En réponse aux différents intervenants, M. Pierre Mariani a enfin apporté les précisions suivantes :
- l'exposition de Dexia aux pays d'Europe centrale et orientale est estimée à 13 milliards d'euros, correspondant essentiellement à des émissions souveraines ; certains prêts seront convertis en monnaie locale ;
- le comté de Jefferson (Alabama) est, pour l'heure, la seule collectivité à avoir fait défaut aux Etats-Unis ;
- le produit de la cession de FSA, pour une valeur de 1,4 à 1,5 milliard de dollars, se compose de liquidités (pour environ 360 millions de dollars) et d'actions d'Assured Guaranty, dont la valeur a fortement chuté au cours de la période récente ; la contribution de cette cession au redressement du bilan de Dexia en sera limitée d'autant, mais il convient de se féliciter de ce que les 700 millions de dollars de dette de l'entreprise soient repris par l'acquéreur ;
- la baisse de l'inflation devrait donner une inflexion favorable aux emprunteurs ayant eu recours à des prêts indexés ;
- sur les 3,1 milliards d'euros de pertes enregistrées en 2008, 1,7 milliard résultent de la cession de FSA, soit la valeur de cette société dans les comptes. En application des nouvelles normes comptables, le risque propre de crédit et des crédits d'impôts différés comptabilisés comme profits ont été annulés pour FSA. Le portefeuille de produits financiers présente un niveau de pertes effectif de 12 millions de dollars et les provisions passées dans les comptes s'élèvent à 1,95 milliard de dollars.
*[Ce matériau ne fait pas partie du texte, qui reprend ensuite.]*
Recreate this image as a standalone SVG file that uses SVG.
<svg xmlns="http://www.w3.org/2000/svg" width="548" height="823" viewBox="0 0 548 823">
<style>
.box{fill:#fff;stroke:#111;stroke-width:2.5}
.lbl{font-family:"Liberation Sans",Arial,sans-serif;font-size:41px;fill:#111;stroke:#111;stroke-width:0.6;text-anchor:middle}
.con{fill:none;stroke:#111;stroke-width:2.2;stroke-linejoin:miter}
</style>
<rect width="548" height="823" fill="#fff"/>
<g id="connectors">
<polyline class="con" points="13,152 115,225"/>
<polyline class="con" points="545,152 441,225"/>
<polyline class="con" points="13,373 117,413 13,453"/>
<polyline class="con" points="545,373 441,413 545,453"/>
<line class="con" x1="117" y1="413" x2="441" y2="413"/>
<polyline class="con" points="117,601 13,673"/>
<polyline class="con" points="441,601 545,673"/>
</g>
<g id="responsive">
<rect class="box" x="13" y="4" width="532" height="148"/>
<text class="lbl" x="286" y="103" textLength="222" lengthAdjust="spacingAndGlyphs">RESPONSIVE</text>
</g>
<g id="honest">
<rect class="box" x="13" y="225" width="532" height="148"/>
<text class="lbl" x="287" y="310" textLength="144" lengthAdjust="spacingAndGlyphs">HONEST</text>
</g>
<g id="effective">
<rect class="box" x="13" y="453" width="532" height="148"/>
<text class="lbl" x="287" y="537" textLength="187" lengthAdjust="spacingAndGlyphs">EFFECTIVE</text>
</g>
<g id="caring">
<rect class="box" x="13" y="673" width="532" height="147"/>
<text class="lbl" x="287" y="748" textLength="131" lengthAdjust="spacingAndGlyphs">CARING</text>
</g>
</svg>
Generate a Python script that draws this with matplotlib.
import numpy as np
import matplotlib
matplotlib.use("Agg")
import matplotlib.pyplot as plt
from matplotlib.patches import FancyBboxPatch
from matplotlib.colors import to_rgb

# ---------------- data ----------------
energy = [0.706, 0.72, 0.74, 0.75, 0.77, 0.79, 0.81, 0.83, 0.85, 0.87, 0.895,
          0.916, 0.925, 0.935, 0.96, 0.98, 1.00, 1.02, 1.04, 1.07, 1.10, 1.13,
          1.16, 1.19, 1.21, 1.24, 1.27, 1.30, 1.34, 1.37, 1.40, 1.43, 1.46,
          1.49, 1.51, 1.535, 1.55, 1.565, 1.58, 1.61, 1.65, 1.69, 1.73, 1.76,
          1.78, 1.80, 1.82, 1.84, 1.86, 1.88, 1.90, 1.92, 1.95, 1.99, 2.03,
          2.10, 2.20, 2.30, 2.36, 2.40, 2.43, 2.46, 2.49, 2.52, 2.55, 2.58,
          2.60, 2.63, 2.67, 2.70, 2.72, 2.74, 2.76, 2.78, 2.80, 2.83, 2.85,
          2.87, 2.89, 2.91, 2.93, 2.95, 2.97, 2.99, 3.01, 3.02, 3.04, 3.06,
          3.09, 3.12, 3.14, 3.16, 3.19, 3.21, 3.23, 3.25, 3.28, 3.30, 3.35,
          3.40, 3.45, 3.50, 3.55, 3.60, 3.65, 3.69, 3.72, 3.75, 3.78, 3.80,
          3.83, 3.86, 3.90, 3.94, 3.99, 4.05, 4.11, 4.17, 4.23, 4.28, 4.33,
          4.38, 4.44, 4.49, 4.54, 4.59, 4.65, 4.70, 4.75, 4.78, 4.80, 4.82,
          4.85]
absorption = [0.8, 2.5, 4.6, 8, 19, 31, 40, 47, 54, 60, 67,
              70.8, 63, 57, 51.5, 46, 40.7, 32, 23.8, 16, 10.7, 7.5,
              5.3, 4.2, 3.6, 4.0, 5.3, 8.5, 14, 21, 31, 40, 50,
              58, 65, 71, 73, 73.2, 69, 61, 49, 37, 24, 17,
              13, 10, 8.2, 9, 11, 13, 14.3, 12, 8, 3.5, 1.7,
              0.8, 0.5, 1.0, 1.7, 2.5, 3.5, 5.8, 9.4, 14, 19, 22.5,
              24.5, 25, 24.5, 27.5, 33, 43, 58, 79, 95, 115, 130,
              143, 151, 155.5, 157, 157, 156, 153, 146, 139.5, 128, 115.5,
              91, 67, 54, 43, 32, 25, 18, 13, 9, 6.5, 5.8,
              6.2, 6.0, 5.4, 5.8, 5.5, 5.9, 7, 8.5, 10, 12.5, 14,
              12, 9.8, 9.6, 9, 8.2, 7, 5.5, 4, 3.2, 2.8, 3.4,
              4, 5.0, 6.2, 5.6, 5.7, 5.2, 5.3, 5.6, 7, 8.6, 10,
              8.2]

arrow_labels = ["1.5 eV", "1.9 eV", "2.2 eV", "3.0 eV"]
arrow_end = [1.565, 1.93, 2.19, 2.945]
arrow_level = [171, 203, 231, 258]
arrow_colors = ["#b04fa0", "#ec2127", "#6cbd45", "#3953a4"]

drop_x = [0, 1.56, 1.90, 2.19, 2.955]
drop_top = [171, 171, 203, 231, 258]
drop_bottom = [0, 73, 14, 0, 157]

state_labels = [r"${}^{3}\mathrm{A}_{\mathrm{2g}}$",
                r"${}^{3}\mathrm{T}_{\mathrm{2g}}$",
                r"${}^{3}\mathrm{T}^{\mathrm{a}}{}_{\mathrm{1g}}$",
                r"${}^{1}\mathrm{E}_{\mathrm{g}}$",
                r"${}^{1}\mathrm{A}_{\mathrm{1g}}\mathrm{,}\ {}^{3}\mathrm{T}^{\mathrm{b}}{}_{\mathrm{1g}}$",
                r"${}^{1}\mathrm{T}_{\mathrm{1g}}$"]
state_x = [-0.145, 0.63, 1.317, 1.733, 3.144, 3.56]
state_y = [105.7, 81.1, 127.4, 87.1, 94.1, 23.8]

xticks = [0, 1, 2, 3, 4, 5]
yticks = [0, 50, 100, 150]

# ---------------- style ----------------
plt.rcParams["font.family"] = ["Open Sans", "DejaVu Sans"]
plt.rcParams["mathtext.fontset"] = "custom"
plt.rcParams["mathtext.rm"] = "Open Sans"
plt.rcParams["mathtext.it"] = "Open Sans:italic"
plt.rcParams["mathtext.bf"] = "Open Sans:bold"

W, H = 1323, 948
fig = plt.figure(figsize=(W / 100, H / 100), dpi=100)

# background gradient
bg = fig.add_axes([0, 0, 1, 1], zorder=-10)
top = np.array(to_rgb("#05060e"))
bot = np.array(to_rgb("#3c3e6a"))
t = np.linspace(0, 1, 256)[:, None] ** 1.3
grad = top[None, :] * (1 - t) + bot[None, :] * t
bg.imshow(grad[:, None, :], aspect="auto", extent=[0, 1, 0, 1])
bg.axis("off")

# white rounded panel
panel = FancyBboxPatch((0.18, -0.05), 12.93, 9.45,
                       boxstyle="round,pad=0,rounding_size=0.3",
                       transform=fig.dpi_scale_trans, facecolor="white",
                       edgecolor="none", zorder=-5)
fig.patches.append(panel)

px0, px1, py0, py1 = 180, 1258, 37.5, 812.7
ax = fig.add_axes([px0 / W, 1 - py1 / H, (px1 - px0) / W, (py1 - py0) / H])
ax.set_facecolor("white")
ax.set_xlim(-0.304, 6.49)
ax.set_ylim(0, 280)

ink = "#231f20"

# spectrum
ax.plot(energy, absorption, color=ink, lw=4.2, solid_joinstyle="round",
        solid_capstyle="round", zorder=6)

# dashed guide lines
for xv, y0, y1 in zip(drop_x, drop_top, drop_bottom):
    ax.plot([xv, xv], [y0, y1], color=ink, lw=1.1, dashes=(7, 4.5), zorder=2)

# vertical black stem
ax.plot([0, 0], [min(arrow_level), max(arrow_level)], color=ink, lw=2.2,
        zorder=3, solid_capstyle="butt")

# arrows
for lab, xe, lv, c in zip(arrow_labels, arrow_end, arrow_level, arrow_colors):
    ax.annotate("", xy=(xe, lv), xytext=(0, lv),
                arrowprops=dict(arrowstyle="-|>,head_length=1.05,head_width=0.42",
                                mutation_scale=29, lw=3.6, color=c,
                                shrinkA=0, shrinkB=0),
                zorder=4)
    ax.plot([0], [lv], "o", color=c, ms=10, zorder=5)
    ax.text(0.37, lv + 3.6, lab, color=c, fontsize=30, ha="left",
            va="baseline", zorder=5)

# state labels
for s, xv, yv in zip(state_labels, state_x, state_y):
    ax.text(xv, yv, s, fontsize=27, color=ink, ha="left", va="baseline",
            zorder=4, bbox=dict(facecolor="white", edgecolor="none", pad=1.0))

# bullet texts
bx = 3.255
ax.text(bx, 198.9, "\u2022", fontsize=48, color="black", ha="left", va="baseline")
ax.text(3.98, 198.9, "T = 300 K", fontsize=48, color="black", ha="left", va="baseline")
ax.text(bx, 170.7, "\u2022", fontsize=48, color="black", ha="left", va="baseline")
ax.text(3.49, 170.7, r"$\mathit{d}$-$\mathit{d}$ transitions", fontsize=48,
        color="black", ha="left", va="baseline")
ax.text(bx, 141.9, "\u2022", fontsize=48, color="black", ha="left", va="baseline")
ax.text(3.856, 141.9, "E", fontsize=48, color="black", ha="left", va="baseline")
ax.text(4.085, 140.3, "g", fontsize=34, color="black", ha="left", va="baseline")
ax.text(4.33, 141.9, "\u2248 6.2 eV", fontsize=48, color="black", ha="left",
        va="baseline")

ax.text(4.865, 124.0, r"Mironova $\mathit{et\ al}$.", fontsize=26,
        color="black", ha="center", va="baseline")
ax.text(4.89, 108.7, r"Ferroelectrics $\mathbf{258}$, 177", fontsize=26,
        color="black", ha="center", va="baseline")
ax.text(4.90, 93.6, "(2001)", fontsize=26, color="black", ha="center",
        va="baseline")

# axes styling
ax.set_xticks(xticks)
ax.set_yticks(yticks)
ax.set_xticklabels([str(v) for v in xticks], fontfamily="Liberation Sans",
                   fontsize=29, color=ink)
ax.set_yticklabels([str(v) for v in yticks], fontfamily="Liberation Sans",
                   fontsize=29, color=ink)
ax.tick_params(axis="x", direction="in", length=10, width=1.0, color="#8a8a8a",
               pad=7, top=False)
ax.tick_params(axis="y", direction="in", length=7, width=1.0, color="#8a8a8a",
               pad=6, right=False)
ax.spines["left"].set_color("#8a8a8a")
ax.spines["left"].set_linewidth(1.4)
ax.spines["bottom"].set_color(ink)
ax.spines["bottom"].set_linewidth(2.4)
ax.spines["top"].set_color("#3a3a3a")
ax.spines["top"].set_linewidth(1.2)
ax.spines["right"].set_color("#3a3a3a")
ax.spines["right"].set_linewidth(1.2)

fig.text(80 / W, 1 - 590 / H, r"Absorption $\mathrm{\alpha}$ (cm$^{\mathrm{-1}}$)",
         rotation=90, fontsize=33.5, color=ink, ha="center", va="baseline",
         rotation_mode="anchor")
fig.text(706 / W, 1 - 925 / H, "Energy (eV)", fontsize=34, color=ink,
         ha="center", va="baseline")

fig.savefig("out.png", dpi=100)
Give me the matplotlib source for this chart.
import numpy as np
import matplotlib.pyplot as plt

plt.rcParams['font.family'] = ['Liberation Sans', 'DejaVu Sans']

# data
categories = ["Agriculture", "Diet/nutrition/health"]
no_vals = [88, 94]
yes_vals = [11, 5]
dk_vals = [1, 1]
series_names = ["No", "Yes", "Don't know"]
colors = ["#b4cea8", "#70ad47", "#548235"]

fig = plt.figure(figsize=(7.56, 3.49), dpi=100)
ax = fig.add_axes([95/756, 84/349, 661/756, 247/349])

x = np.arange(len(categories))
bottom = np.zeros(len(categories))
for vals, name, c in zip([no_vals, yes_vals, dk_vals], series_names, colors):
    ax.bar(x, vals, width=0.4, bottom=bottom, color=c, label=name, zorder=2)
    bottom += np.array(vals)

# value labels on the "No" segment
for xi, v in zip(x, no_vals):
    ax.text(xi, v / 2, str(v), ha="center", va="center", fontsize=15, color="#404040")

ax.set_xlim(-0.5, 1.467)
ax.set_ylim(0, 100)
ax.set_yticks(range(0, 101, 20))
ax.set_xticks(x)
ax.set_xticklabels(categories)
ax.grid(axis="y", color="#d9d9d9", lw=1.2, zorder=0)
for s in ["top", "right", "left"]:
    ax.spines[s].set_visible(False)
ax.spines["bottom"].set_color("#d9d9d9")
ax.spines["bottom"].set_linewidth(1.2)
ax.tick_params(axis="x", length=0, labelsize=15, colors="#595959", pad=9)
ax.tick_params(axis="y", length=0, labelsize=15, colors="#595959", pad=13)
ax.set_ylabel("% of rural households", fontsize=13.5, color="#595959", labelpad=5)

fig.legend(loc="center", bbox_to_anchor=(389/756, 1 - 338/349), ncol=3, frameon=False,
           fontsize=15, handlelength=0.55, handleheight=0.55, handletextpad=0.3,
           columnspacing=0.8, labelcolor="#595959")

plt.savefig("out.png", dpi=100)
Les pertes économiques, telles qu'elles résultent des modèles internes du groupe, sont de l'ordre de 800 millions de dollars, à mettre en regard d'un seuil de « first loss » de 4,5 milliards de dollars dans le cadre de la garantie des Etats ;
- enfin, compte tenu de la garantie spécifique dont elle bénéficie, Dexia n'a pas accès à la SFEF, mais le taux que cette dernière consentirait à l'entreprise serait vraisemblablement plus avantageux que celui qui est associé à la garantie des Etats.